● **SUPPLIED MATERIAL**
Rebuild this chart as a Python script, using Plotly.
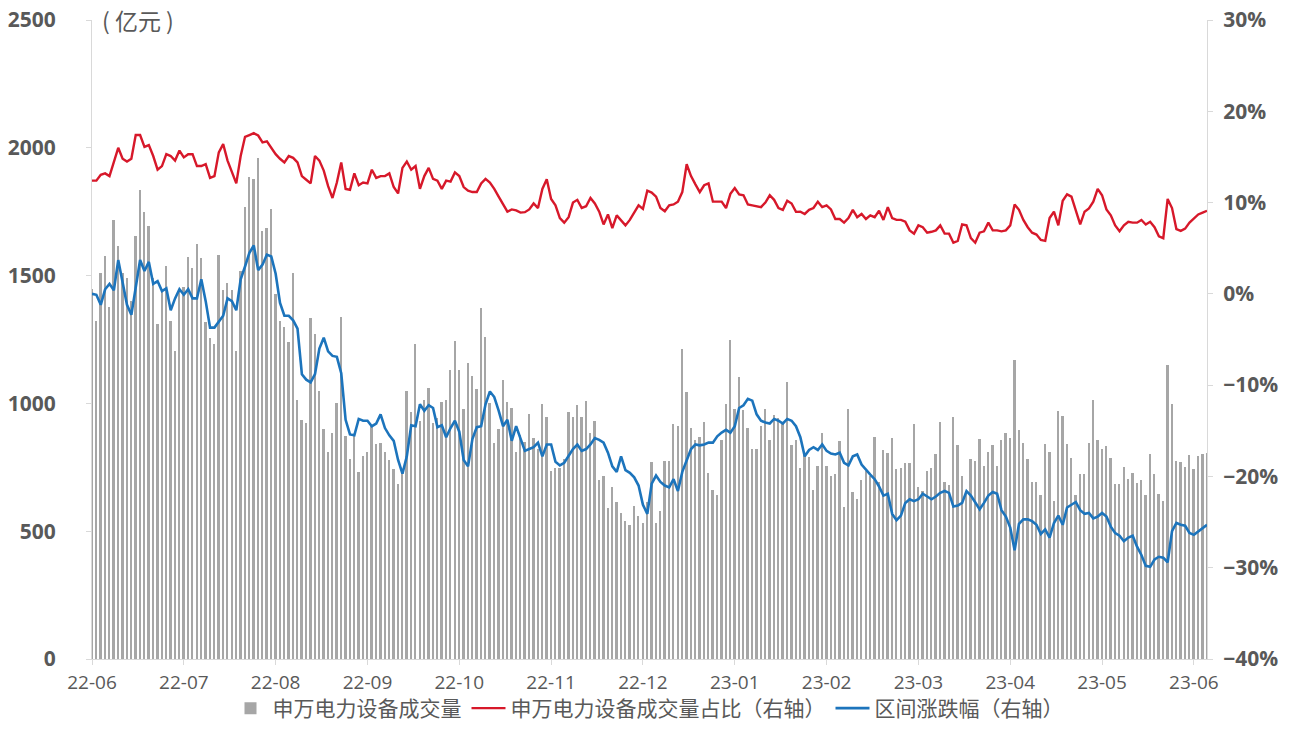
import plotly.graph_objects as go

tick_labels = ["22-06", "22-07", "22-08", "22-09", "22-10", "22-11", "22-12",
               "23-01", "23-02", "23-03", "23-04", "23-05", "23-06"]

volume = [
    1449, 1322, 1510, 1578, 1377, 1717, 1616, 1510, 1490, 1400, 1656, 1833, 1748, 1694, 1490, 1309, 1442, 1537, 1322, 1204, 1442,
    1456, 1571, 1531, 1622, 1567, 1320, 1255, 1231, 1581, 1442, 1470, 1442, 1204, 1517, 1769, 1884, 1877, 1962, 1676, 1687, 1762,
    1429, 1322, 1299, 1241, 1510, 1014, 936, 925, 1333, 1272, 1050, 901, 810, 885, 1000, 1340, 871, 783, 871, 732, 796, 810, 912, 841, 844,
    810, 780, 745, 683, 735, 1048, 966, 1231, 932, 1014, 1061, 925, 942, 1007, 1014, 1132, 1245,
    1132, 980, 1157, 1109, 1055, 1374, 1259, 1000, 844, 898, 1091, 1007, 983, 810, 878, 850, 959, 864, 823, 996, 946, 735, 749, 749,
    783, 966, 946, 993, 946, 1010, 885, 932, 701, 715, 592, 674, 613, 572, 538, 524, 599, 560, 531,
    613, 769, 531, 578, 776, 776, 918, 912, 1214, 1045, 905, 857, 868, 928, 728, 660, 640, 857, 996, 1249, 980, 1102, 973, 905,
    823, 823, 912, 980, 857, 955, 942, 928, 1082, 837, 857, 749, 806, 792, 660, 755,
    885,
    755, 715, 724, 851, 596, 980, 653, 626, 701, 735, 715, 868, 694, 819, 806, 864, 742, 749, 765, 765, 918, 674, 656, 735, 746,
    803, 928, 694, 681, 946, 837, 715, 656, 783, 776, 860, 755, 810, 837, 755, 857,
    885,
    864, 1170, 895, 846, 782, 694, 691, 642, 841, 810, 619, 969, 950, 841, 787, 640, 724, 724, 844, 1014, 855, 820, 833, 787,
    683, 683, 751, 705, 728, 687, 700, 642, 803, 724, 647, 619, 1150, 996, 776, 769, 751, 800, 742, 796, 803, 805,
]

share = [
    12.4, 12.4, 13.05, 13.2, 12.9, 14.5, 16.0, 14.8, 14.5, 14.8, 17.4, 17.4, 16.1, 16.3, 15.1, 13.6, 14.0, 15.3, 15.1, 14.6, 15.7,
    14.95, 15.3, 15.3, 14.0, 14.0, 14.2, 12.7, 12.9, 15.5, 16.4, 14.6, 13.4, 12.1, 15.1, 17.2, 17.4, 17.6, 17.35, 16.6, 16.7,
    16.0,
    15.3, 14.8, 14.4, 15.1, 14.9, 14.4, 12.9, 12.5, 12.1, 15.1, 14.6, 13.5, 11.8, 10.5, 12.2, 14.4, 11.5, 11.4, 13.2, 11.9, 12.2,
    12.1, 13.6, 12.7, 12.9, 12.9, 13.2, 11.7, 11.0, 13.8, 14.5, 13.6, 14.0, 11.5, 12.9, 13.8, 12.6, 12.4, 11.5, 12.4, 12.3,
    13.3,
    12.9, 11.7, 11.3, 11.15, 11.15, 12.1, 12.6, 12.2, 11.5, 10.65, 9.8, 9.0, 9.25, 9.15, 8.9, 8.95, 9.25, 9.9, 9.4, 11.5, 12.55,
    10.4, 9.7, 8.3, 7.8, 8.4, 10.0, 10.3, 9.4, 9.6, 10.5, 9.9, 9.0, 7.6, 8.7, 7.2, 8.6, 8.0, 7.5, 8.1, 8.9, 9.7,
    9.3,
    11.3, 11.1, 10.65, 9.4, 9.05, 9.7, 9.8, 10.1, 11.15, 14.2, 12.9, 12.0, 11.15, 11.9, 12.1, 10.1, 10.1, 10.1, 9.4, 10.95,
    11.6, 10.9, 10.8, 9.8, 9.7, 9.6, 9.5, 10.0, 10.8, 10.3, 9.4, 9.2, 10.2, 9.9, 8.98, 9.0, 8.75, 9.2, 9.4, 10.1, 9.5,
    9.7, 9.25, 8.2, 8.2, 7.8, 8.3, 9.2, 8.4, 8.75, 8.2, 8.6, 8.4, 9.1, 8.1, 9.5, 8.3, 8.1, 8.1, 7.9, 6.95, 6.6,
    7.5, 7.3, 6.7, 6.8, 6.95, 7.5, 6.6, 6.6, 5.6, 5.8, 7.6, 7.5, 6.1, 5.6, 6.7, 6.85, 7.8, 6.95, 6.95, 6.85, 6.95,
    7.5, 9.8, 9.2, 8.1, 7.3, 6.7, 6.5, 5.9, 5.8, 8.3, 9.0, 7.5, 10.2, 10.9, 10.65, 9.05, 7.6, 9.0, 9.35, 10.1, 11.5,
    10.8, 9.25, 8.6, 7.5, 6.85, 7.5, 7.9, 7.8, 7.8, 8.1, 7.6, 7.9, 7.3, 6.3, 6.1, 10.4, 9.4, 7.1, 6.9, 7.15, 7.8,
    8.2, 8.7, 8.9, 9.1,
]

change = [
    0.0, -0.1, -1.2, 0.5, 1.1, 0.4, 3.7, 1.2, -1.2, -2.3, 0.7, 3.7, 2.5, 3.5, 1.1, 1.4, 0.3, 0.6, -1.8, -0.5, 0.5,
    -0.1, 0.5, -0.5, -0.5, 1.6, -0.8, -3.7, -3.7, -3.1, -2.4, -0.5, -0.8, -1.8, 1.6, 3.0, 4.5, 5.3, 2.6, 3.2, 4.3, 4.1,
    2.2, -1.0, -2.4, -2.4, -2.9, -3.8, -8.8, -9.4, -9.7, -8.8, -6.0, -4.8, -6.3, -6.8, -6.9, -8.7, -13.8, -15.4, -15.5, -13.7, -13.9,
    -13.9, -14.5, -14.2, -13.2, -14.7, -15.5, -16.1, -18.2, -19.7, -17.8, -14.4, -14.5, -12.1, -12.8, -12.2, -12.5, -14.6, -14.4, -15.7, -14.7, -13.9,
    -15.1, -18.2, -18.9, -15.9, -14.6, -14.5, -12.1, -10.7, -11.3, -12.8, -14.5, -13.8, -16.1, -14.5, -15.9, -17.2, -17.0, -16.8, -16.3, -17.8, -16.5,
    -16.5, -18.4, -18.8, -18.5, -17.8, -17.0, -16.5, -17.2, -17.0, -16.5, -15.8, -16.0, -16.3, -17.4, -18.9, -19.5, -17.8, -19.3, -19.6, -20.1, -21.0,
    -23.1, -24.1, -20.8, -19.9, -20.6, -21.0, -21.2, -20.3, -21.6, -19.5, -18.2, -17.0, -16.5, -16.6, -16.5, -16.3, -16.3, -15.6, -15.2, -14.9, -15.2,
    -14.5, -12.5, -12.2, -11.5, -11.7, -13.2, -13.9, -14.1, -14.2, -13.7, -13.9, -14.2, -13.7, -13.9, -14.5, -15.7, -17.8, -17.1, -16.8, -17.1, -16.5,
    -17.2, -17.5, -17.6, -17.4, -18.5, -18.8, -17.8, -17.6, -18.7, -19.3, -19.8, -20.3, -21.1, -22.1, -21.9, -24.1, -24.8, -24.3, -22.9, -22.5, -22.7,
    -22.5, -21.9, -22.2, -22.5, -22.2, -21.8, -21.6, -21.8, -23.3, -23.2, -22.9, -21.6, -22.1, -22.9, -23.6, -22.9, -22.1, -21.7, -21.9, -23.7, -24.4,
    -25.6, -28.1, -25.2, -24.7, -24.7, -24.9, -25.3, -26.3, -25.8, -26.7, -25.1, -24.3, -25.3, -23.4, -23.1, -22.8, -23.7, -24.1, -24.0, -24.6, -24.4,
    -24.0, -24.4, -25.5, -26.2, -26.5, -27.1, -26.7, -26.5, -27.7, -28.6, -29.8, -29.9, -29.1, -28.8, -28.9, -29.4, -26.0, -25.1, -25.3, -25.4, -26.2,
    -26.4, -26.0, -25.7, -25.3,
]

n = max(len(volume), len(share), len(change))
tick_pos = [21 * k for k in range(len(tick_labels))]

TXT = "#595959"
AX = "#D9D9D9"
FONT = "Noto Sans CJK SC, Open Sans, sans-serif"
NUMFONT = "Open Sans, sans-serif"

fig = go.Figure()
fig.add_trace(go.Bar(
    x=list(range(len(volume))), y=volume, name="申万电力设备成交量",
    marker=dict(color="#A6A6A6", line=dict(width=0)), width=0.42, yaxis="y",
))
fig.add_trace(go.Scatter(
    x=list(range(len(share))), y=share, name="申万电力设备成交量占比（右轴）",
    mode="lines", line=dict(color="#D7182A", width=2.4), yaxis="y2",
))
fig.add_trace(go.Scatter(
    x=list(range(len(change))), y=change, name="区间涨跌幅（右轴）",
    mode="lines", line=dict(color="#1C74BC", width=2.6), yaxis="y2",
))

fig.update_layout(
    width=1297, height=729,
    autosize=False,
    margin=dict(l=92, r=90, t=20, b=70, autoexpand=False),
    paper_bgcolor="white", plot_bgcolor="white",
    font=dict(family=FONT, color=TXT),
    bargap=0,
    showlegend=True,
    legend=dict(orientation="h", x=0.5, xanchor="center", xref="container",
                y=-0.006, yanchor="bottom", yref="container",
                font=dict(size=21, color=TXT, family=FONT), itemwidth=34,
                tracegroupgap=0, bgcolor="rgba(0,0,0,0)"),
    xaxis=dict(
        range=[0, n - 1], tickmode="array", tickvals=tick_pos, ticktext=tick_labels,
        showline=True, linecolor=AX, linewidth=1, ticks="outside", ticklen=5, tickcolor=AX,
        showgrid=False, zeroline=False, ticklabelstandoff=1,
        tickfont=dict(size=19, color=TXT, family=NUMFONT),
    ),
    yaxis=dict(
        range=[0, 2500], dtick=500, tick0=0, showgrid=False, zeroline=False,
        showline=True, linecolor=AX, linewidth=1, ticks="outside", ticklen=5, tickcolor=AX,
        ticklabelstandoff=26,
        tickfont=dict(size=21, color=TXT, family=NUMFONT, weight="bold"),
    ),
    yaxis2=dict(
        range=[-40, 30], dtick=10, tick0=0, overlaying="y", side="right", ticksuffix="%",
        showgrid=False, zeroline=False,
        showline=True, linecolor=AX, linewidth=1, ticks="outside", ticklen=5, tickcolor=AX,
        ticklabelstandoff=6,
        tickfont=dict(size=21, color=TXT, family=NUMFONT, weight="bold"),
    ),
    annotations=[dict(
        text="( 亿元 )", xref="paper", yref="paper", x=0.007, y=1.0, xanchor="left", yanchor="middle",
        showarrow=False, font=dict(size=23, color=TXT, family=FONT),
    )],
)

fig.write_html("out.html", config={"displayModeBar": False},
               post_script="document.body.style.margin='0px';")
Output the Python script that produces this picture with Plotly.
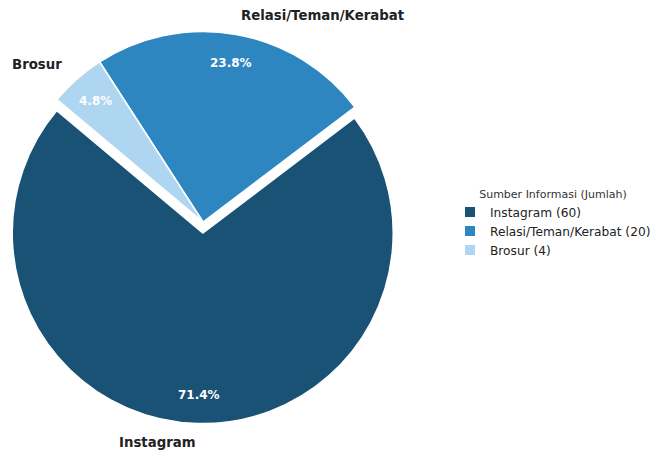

● **BRIEF**
Collect from the data above every line that includes "this".

● **WRITTEN ANSWER**
Rebuild this chart as a Python script, using Plotly.
Output the Python script that produces this picture with Plotly.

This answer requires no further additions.